Starbeam wrote: ↑Sun Jul 31, 2022 11:14 am
Trying to parse something about English dialects:
1. How does the NURSE vowel differ from the LETTER vowel, in dialects that have it?
I think the fundamental point here is that NURSE is part of the unreduced vowel system, whereas LETTER is part of the reduced vowel system and almost always occurs in unstressed syllables. They may or may not have very similar qualities, but NURSE will be longer as you'd expect from an unreduced vowel.
NURSE is often rounded; I think this is especially the case in the southern hemisphere accents, but it is in mine too, and I don't have any influence from AusE or NZE that I'm aware of. Some northern English accents, e.g. Liverpool, have lost the NURSE/SQUARE distinction so that e.g.
Blur and
Blair are merged.
LETTER at the end of a word can be very open, and sometimes quite back; some regional EngE speech has something which almost sounds like [ɒ] there. (This is not necessarily to do with the historic /r/; it occurs in the COMMA lexical set as well.)
2. Is their a three way distinction of the vowels in BOTHER, THOUGHT, and PALM? Is this consistently maintained, or does one or another vowel (like the one in TRAP) get lost?

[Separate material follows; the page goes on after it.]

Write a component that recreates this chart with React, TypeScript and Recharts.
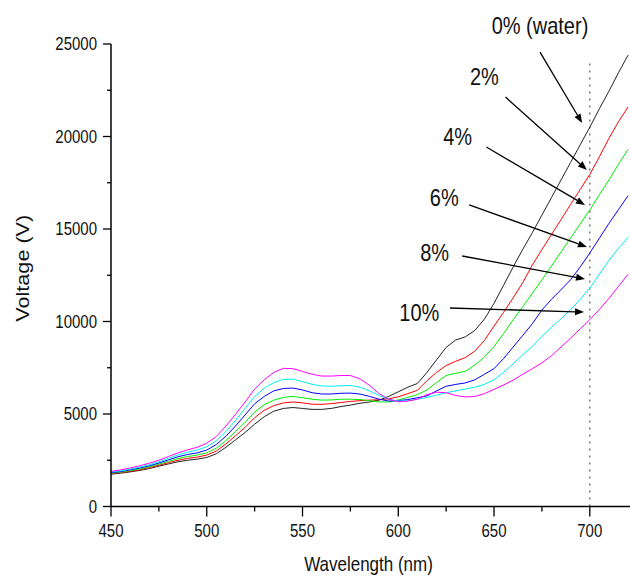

As others have said, yes these distinctions are essentially universal in England and in the southern hemisphere accents. Typically THOUGHT and PALM are long vowels whereas LOT and TRAP are short vowels. In some areas they fall into natural long/short pairs (for examples Darren's Australian accent) whereas that's less obvious in typical accents in England where the quality of PALM/START is somewhere in between TRAP, LOT and STRUT and THOUGHT tends to be a bit higher than LOT.